Thursday, July 30, 2009

from Land's End by Michael Cunningham

Provincetown is, of course, part of New England, a region of hard-knobbed hills and low mountains rising up from a cold ocean amenable only to crustaceans, squid, and some of the hardier, less glamorous finned fish: cods and blues, flounder and bass; fish that tend toward practical shapes, the torpedo or the platter; fish with powerful jaws and blunt, businesslike heads and sleek strong bodies of gunmetal, pewter, or muddy brown. The soil around there produces almost nothing delicate--no fragile or thin-skinned fruits, no tentative greens that would expire in a cold snap, hardly anything that can reasonably be eaten raw. Cranberries and pumpkins do well; bivalves flourish in the chill waters. It is most agreeable to that which has developed thick rinds or shells. If New England has been, from its inception, home to preternaturally determined human settlers, to those who equate hardship with virtue, its Puritan and Calvinist roots are apparent in its diet, which runs not only, of necessity, to that which must have the toughness boiled out of it before it can be served but which tends to eschew, by choice, any spices more flamboyant than salt and pepper. When a friend of mine moved from New Orleans to Boston, she said one night in exasperation, after another bland and sensible meal, "You notice they didn't call it New France. You notice they didn't call it New Italy."

8 comments:

Anonymous said...

Thanks Christine, that was a great paragraph! Never thought of New England cuisine (and aquatic life) that way before, :).

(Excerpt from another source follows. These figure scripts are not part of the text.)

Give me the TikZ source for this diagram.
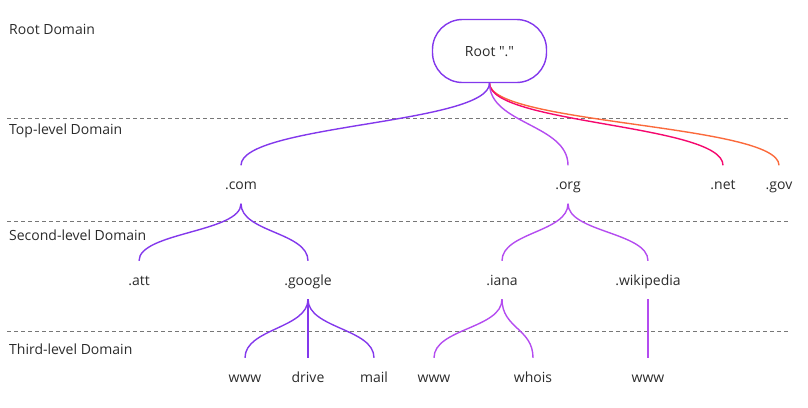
\documentclass[tikz,border=0pt]{standalone}
\usepackage{fontspec}
\setmainfont{Open Sans}[Ligatures=TeXOff]
\usetikzlibrary{calc}
\definecolor{cA}{HTML}{8338EC}
\definecolor{cB}{HTML}{B44CF0}
\definecolor{cC}{HTML}{F5086E}
\definecolor{cD}{HTML}{FB6A3C}
\definecolor{txt}{HTML}{2B2B2B}
\definecolor{sepgray}{HTML}{777777}
\newcommand\lnk[3]{\draw[link,#3] (#1.south) .. controls ($(#1.south)!0.5!(#1.south|-#2.north)$) and ($(#2.north)!0.5!(#2.north|-#1.south)$) .. (#2.north);}
\begin{document}
\begin{tikzpicture}[x=1pt,y=-1pt,
  every node/.style={text=txt,font=\fontsize{14}{16}\selectfont,inner sep=0pt,text height=10pt,text depth=0pt},
  lvl/.style={minimum height=38pt,anchor=center},
  lbl/.style={anchor=west},
  sepline/.style={draw=sepgray,line width=1.1pt,dash pattern=on 4pt off 3pt},
  link/.style={line width=1.4pt}]
\useasboundingbox (0,0) rectangle (808,407);
% level separators
\draw[sepline] (7,118.5) -- (790,118.5);
\draw[sepline] (7,221.5) -- (790,221.5);
\draw[sepline] (7,331.5) -- (790,331.5);
% level labels
\node[lbl] (l0) at (9,29) {Root Domain};
\node[lbl] (l1) at (9,129) {Top-level Domain};
\node[lbl] (l2) at (9,235) {Second-level Domain};
\node[lbl] (l3) at (9,349) {Third-level Domain};
% root
\node[draw=cA,line width=1.4pt,rounded corners=30pt,minimum width=114pt,minimum height=63pt] (root) at (489.5,51) {Root "."};
% top level
\node[lvl] (com) at (241,184.5) {.com};
\node[lvl] (org) at (568,184.5) {.org};
\node[lvl] (net) at (723,184.5) {.net};
\node[lvl] (gov) at (779,184.5) {.gov};
% second level
\node[lvl] (att) at (139,280) {.att};
\node[lvl] (google) at (308,280) {.google};
\node[lvl] (iana) at (502,280) {.iana};
\node[lvl] (wiki) at (648,280) {.wikipedia};
% third level
\node[lvl] (gw) at (245,377) {www};
\node[lvl] (gd) at (308,377) {drive};
\node[lvl] (gm) at (374,377) {mail};
\node[lvl] (iw) at (434,377) {www};
\node[lvl] (ih) at (533,377) {whois};
\node[lvl] (ww) at (648,377) {www};
% links
\lnk{root}{gov}{cD}
\lnk{root}{net}{cC}
\lnk{root}{org}{cB}
\lnk{root}{com}{cA}
\lnk{com}{att}{cA}
\lnk{com}{google}{cA}
\lnk{google}{gw}{cA}
\lnk{google}{gd}{cA}
\lnk{google}{gm}{cA}
\lnk{org}{iana}{cB}
\lnk{org}{wiki}{cB}
\lnk{iana}{iw}{cB}
\lnk{iana}{ih}{cB}
\lnk{wiki}{ww}{cB}
\end{tikzpicture}
\end{document}
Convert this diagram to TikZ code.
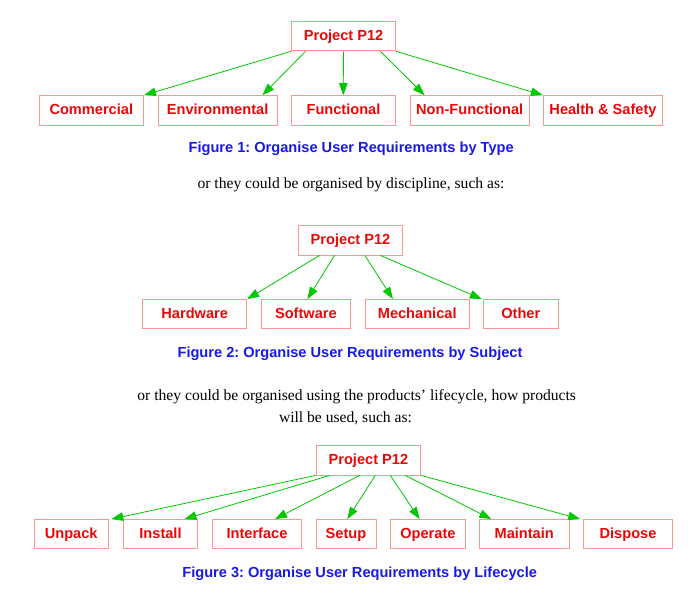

~Lisa (still making my way through Sunnyside--it's really good in a way that's difficult for me to describe, yet it's taking me forever).

Sophia said...

how funny that you picked that passage! I told someone about it the day after I read it. After I read "Shipping News" I had an intense curiosity to see what "cod cheeks" were...I think that book is set in Newfoundland...

Don said...

I HATE the fact that he never actually mentioned what happens at the meal itself. :)

DRD said...

Wow, Don.

Christine said...

Oh, you are all so. . .YOU! Thank you for blogging with me on my blog. It's so nice to blog together like this. On my blog.

Don said...

Blog blog blog. Blog.

insomniac said...

Should I jump to the defense of my native cuisine?

Christine said...

You tell 'em, Insomniac! Tea and a proper pudding for all!